Песня умолкла. Может, работница кончила, а может, пришел огородник или управляющий и сказал ей, что петь не разрешается. А может быть, уже пронюхали, что он болен, что лежит, и сразу обрадовались, словно мыши без кота.

Он прикрыл глаза и некоторое время боролся со слабостью. Стиснув зубы, протянул руку за каплями. Налил двойную дозу. Медленно, постепенно сердце затихало, успокаивалось, хотя он все еще чувствовал его неровный, срывающийся ритм. Он осторожно спустил одну ногу, другую и сел, опираясь о стену.

О чем, бишь, он думал? Да, красивый голос, надо признаться. Откуда берется такой голос в деревне?

«Не мое солнышко, не мое поле, одно мое лишь: горе-недоля». Да, да… Обыкновенная, однообразная хамская песня, хотя некоторые находят в них какую-то красоту.

Нет, ничего этот народ не создал, кроме разве вот, таких песен, из которых одна похожа на другую, — убогие, серые, ничего, кроме ярких тканей, которые ксендз-настоятель признал достойными украшать алтарь в костеле, — и больше ничего. Маловато, маловато для «соли земли»! И вообще, что это за народ? Помесь польской и украинской крови… Правда, они не поддерживали никаких отношений с «хозяевами» из-за Буга, а все же и среди них то и дело попадались всякие там Пащуки, Захарчуки, Васюки, явно не польской крови в предыдущих поколениях. Ах, да! Была здесь и «шляхта» — все эти Зелинские, Козерадские, Савицкие, омужичившаяся шляхта на хозяйствах в несколько моргов, ничем не отличающаяся от мужиков, разве что той почти невидимой границей неприязни, которая отделяла их от коренных крестьянских семей.

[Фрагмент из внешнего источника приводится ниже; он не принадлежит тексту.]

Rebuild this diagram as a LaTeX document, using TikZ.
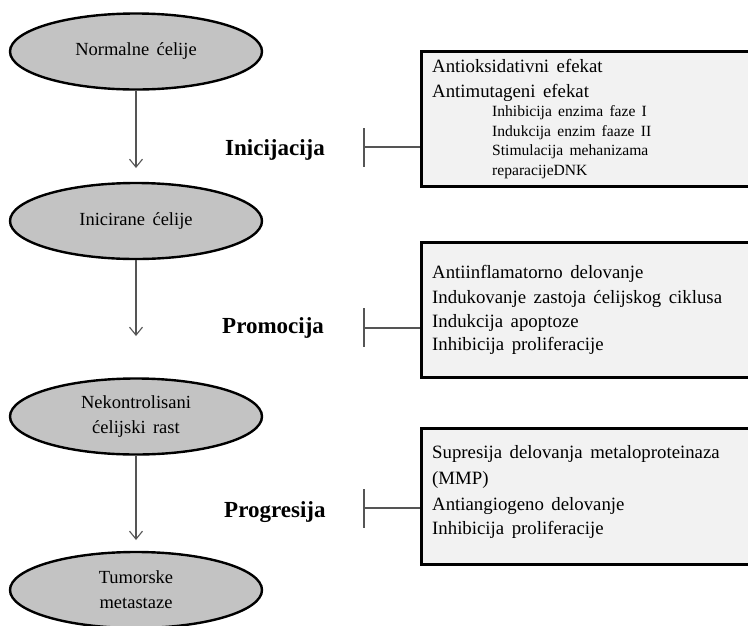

Он оперся руками о край кровати и встал. Голова закружилась, и несколько мгновений он пошатывался, готовый упасть. Он стиснул зубы. Нет, он не допустит, чтобы болезнь и старость так коварно одолели его. Никто не увидит его лежащим как пьяный мужик на полу.

Взяв палку, он медленно, едва передвигая ноги, перешел в угловую комнату, сел в кресло у окна.

Да, все это принадлежало ему. Далекие, далекие поля и синяя линия лесов, описывающих широкий круг, и дымящаяся труба винокуренного завода, и все, все, куда ни глянь, — неисчислимые остшеньские богатства. Он старался не видеть серых пятен деревень. Они не имели никакого значения. Когда-нибудь они исчезнут, уступят место буйной остшеньской зелени, остшеньским мельницам, винокуренным заводам и лесопилкам.

По саду шел управляющий, граф махнул ему рукой. Минуту спустя он услыхал спор в передней — это Онуфрий пытался не допустить Колисяка к больному. Остшеньский гневно постучал палкой в пол. Вошел Колисяк, за ним показалось испуганное лицо Онуфрия.